Food, art, books : a case study of the cultural politics of rural place branding

Fordham, Andrew Ian (2012). Food, art, books : a case study of the cultural politics of rural place branding. PhD thesis The Open University.

DOI: https://doi.org/10.21954/ou.ro.0000d588

Abstract

Using a multi-sited ethnographic case study, this thesis examines the development of rural place brands in three towns in Scotland. Engaging with the literatures on place branding and entrepreneurial governance, and the theoretical work of Pierre Bourdieu, this thesis critically examines how and why the place brands in a rural context were developed; how the places were transformed (reconstructed) through branding; the struggles and contestations within the branding process; and the perceived audiences for such developments. It is argued that whilst there are numerous similarities in the developments of the brands, there are also significant differences to that of urban place branding. This thesis thus problematises the application of theories of branding developed in urban areas to rural contexts. It is also argued that, despite the branding literature suggesting that brands promote a clear, coherent and holistic identity for place (see Kavaratzis, 2005), the development of brands in the current research has been deeply contested, and fraught with various struggles over how the brand (and the place more broadly) should be represented. This thesis thus challenges the extent to which a clear, coherent and holistic identity of the brand (and place) can be established.
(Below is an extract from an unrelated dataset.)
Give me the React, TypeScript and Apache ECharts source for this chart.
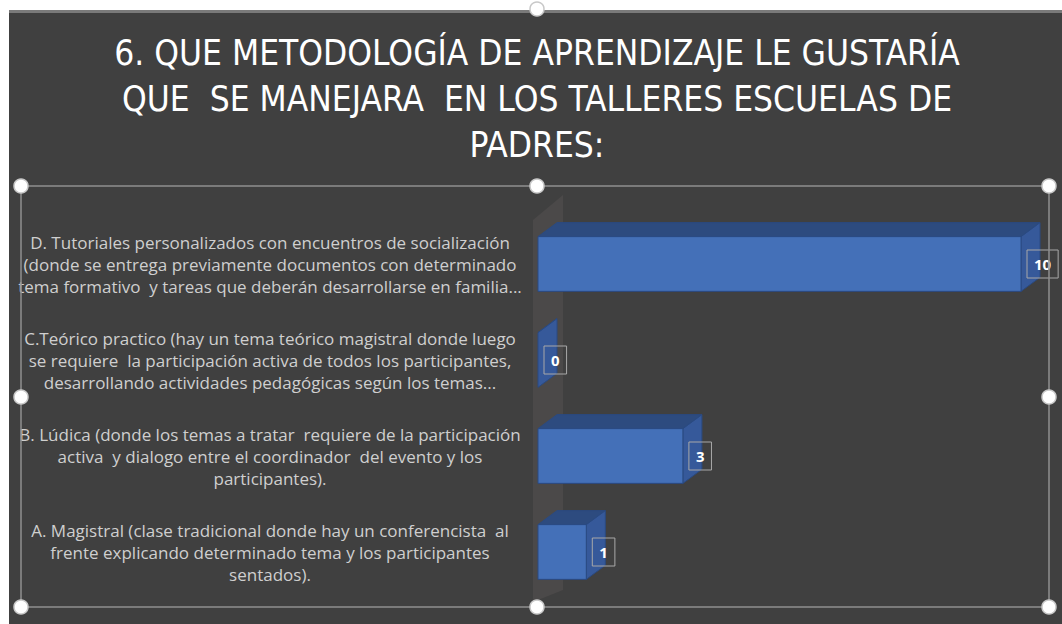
import React, { useEffect, useRef } from "react";
import * as echarts from "echarts";

const titleLines = [
  "6. QUE METODOLOGÍA DE APRENDIZAJE LE GUSTARÍA",
  "QUE  SE MANEJARA  EN LOS TALLERES ESCUELAS DE",
  "PADRES:",
];

const categories = [
  "A. Magistral (clase tradicional donde hay un conferencista  al\nfrente explicando determinado tema y los participantes\nsentados).",
  "B. Lúdica (donde los temas a tratar  requiere de la participación\nactiva  y dialogo entre el coordinador  del evento y los\nparticipantes).",
  "C.Teórico practico (hay un tema teórico magistral donde luego\nse requiere  la participación activa de todos los participantes,\ndesarrollando actividades pedagógicas según los temas...",
  "D. Tutoriales personalizados con encuentros de socialización\n(donde se entrega previamente documentos con determinado\ntema formativo  y tareas que deberán desarrollarse en familia...",
];

const values = [1, 3, 0, 10];

const GRID_LEFT = 538;
const GRID_TOP = 216;
const GRID_BOTTOM_Y = 600;
const DX = 19;
const DY = 14;

export default function App() {
  const ref = useRef<HTMLDivElement>(null);

  useEffect(() => {
    if (!ref.current) return;
    const chart = echarts.init(ref.current, undefined, { renderer: "svg" });

    const handles = [
      [21, 186], [537, 186], [1049, 186],
      [21, 397], [1049, 397],
      [21, 607], [537, 607], [1049, 607],
      [537, 9],
    ];

    const renderItem = (params: any, api: any) => {
      const v = api.value(0);
      const idx = api.value(1);
      const start = api.coord([0, idx]);
      const end = api.coord([v, idx]);
      const h = api.size([0, 1])[1] * 0.57;
      const x0 = start[0];
      const x1 = end[0];
      const y0 = start[1] - h / 2;
      const y1 = y0 + h;
      const stroke = "#2a4a82";
      const children: any[] = [
        {
          type: "polygon",
          shape: { points: [[x0, y0], [x1, y0], [x1 + DX, y0 - DY], [x0 + DX, y0 - DY]] },
          style: { fill: "#2d4b7f", stroke, lineWidth: 1 },
        },
        {
          type: "polygon",
          shape: { points: [[x1, y0], [x1 + DX, y0 - DY], [x1 + DX, y1 - DY], [x1, y1]] },
          style: { fill: "#36599a", stroke, lineWidth: 1 },
        },
      ];
      if (x1 - x0 > 0.5) {
        children.push({
          type: "rect",
          shape: { x: x0, y: y0, width: x1 - x0, height: h },
          style: { fill: "#4470b8", stroke, lineWidth: 1 },
        });
      }
      children.push({
        type: "text",
        x: x1 + 6,
        y: start[1],
        style: {
          text: String(v),
          fill: "#ffffff",
          fontSize: 15,
          fontWeight: "bold",
          fontFamily: "Open Sans",
          align: "left",
          verticalAlign: "middle",
          borderColor: "#a8a8a8",
          borderWidth: 1,
          padding: [7, 7, 6, 7],
        },
      });
      return { type: "group", children };
    };

    chart.setOption({
      animation: false,
      backgroundColor: "#ffffff",
      graphic: [
        { type: "rect", z: -10, shape: { x: 9, y: 10, width: 1053, height: 614 }, style: { fill: "#404040" } },
        { type: "rect", z: -9, shape: { x: 9, y: 10, width: 1053, height: 3 }, style: { fill: "#7a7a7a" } },
        {
          type: "polygon",
          z: -8,
          shape: {
            points: [
              [GRID_LEFT - 5, GRID_TOP + 4],
              [GRID_LEFT + 25, GRID_TOP - 21],
              [GRID_LEFT + 25, GRID_BOTTOM_Y - 10],
              [GRID_LEFT - 5, GRID_BOTTOM_Y + 2],
            ],
          },
          style: { fill: "#4b4949" },
        },
        {
          type: "text",
          x: 537,
          y: 30,
          style: {
            text: titleLines.join("\n"),
            fill: "#ffffff",
            fontSize: 35,
            fontFamily: "'DejaVu Sans Condensed', 'DejaVu Sans', sans-serif",
            lineHeight: 46,
            align: "center",
            verticalAlign: "top",
          },
        },
        { type: "polyline", z: 50, shape: { points: [[21, 186], [1049, 186], [1049, 607], [21, 607], [21, 186]] }, style: { stroke: "#8f8f8f", lineWidth: 1.5, fill: "none" } },
        ...handles.map((p) => ({
          type: "circle",
          z: 60,
          shape: { cx: p[0], cy: p[1], r: 7 },
          style: { fill: "#ffffff", stroke: "#c8c8c8", lineWidth: 1.5 },
        })),
      ],
      grid: { left: GRID_LEFT, top: GRID_TOP, right: 1062 - 1021, bottom: 624 - GRID_BOTTOM_Y },
      xAxis: {
        type: "value",
        min: 0,
        max: 10,
        show: false,
      },
      yAxis: {
        type: "category",
        data: categories,
        axisLine: { show: false },
        axisTick: { show: false },
        splitLine: { show: false },
        axisLabel: {
          align: "center",
          margin: 268,
          color: "#cfcfcf",
          fontSize: 17,
          lineHeight: 22,
          fontFamily: "'Open Sans', sans-serif",
        },
      },
      series: [
        {
          type: "custom",
          renderItem,
          clip: false,
          encode: { x: 0, y: 1 },
          data: values.map((v, i) => [v, i]),
        },
      ],
    });

    return () => chart.dispose();
  }, []);

  return <div ref={ref} style={{ position: "fixed", left: 0, top: 0, width: 1062, height: 624 }} />;
}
Finally, whilst it has been argued that place marketing and branding strategies seek to target specific audiences (as was also the case in the current research) (see Gotham, 2002), this thesis argues that in practice, this is a deeply problematic process as the audience of place brands is actually rather diverse. In sum, this thesis makes a significant contribution to our knowledge on place branding by providing an in-depth critical examination of place branding processes in a rural context, which has been all too often neglected by a dominant focus on the urban.